Julian Bond, who has unexpectedly died at 75, did not think of civil rights as matter of color. With his distinguished baritone enunciation and meticulous choice of words, he fought for the human rights of black people, for gender equality, and like his mentor, Dr. Martin Luther King Jr., he stood stridently against the Vietnam War.
Bond shrewdly noticed things about people.
In March of 1960, Bond and King worked together and initiated a meeting on the Morehouse College campus; the first Atlanta sit-in under the aegis of the “Nashville Student Movement” took place in the aftermath. The Movement eventually included the perilous “Freedom Rides” that tested and proved, against ferocious white resistance, that African Americans could ride busses and trains across interstate lines.
What struck me about Bond was that he shrewdly noticed things about people—even the ways they dress, talk, and interact. He once reminisced to me about Ella Baker, the fiery, independent, and brilliant so-called “Godmother of SNCC” (Student Non-Violent Coordinating Committee) who also helped to foster several major freedom agencies, such as the NAACP and King’s Southern Christian Leadership Conference.
Bond said that Ms. Baker did not especially trust the more senior leaders of the Movement—including even King (although King was only in his thirties in the 1960s!). Bond recalled “her warning against entanglements with adults…just to keep our movement pure. That we had started it, we had carried it forward, and we could carry it on by ourselves.”
Bond mentioned that Baker was “very regal. She always had a business suit that she’d wear—a long skirt, and it had a long jacket. She was sort of matronly in a not-dominating way. Like, ‘Don’t do that, be careful, don’t do that.’ In a very nice way, but very much like your Mom.”
Bond also intuited about the emotional undercurrents that existed some of the giants of the Civil Rights Movement. When both Rev. James Lawson and MLK spoke to protégés at one of early gatherings, “We had this real sense of friendly rivalry between Lawson and King. Not any personal animosity between them, but Lawson was like the bad younger brother pushing King to do more, to be more militant, to extend nonviolence—just to do more.”
In 1968, Julian Bond came into the national spotlight unwittingly. Just weeks after the murder of King at the Lorraine Motel, the Democratic National Convention convened in Chicago. Robert F. Kennedy had also fallen to an assassin’s bullets; the convention, dogged by nonstop protesting outside its doors and in the streets of Chicago, became an internationally broadcast tempest of anger, grief, disillusionment, and inter-generational contempt. With Bobby Kennedy gone, the delegates nominated Vice President Hubert H. Humphrey for the presidency (he would lose a close election to Richard M. Nixon in November).
Julian Bond was unexpectedly nominated for Vice President. A generation before Barack Obama, this was the first time that an African American had ever been so designated by a major political party. “I didn’t win,” he said humorously on Minnesota Public Radio in a 2008 appearance.
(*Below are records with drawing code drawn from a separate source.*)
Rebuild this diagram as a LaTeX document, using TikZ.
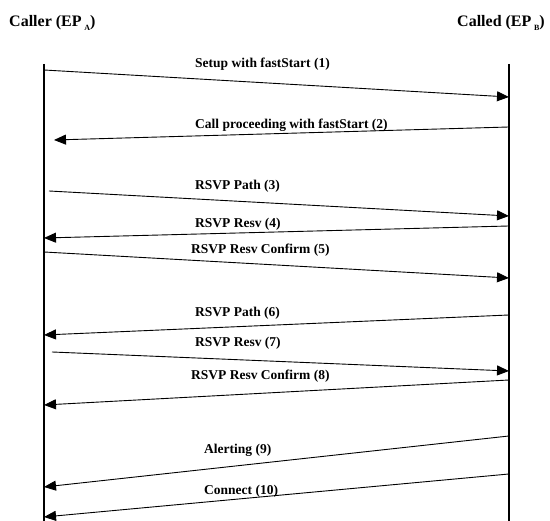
\documentclass[tikz,border=0pt]{standalone}
\usepackage{fontspec}
\setmainfont{Liberation Serif}
\usetikzlibrary{arrows.meta}
\begin{document}
\begin{tikzpicture}[x=1pt,y=1pt,
  msg/.style={-{Triangle[length=12pt,width=10pt]}, line width=0.9pt},
  life/.style={line width=1.3pt},
  lbl/.style={font=\bfseries\fontsize{13.5}{15}\selectfont, anchor=base west, inner sep=0pt},
  hdr/.style={font=\bfseries\fontsize{16}{18}\selectfont, anchor=base west, inner sep=0pt}]
\useasboundingbox (0,0) rectangle (550,521);
% headers
\node[hdr] (caller) at (9,494) {Caller (EP\,\raisebox{-4pt}{\fontsize{8}{9}\selectfont A})};
\node[hdr] (called) at (457,494) {Called (EP\,\raisebox{-4pt}{\fontsize{8}{9}\selectfont B})};
% lifelines
\coordinate (Atop) at (44,457); \coordinate (Abot) at (44,0);
\coordinate (Btop) at (509,457); \coordinate (Bbot) at (509,0);
\draw[life] (Atop) -- (Abot);
\draw[life] (Btop) -- (Bbot);
% message end points
\coordinate (a1) at (44,451);  \coordinate (b1) at (509,424);
\coordinate (b2) at (509,394); \coordinate (a2) at (54,381);
\coordinate (a3) at (49,330);  \coordinate (b3) at (509,305);
\coordinate (b4) at (509,295); \coordinate (a4) at (44,283);
\coordinate (a5) at (44,269);  \coordinate (b5) at (509,243);
\coordinate (b6) at (509,206); \coordinate (a6) at (44,186);
\coordinate (a7) at (52,169);  \coordinate (b7) at (509,150);
\coordinate (b8) at (509,141); \coordinate (a8) at (44,116);
\coordinate (b9) at (509,85);  \coordinate (a9) at (44,34);
\coordinate (b10) at (509,47); \coordinate (a10) at (44,4);
\draw[msg] (a1) -- (b1);
\draw[msg] (b2) -- (a2);
\draw[msg] (a3) -- (b3);
\draw[msg] (b4) -- (a4);
\draw[msg] (a5) -- (b5);
\draw[msg] (b6) -- (a6);
\draw[msg] (a7) -- (b7);
\draw[msg] (b8) -- (a8);
\draw[msg] (b9) -- (a9);
\draw[msg] (b10) -- (a10);
% labels
\node[lbl] (l1) at (195,453) {Setup with fastStart (1)};
\node[lbl] (l2) at (195,392) {Call proceeding with fastStart (2)};
\node[lbl] (l3) at (195,331) {RSVP Path (3)};
\node[lbl] (l4) at (195,293) {RSVP Resv (4)};
\node[lbl] (l5) at (191,267) {RSVP Resv Confirm (5)};
\node[lbl] (l6) at (195,204) {RSVP Path (6)};
\node[lbl] (l7) at (195,174) {RSVP Resv (7)};
\node[lbl] (l8) at (191,141) {RSVP Resv Confirm (8)};
\node[lbl] (l9) at (204,67) {Alerting (9)};
\node[lbl] (l10) at (204,26) {Connect (10)};
\end{tikzpicture}
\end{document}
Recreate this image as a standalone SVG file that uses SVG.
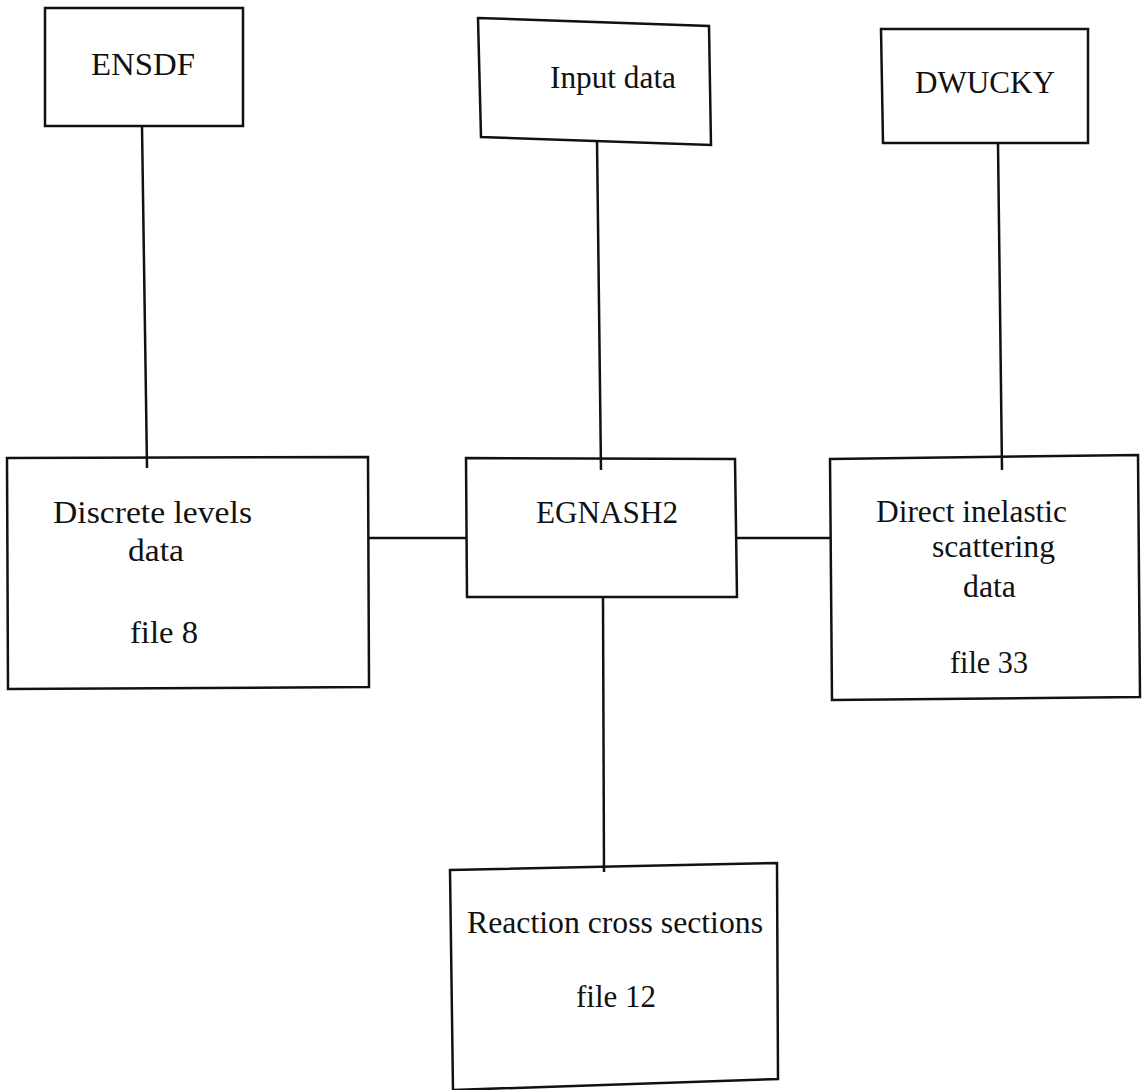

Bond was only 28 years old and knew that he could not accept the nomination. The Constitution requires that both the president and vice president be at least 35 years of age. He graciously withdrew but he understands that the symbolic event helped paved the way for the concept of an African American serving at the highest level of government.
Julian Bond was devastated and incensed when the news came from the balcony of the Lorraine Motel on April 4, 1968—Dr. King has been struck down. He was four hundred miles away, in Atlanta. He declared the next day: “Brotherhood was murdered in Memphis last night. Nonviolence was murdered in Memphis last night. All that is good in America was murdered in Memphis last night.”
Something else that was very good in America has now also died.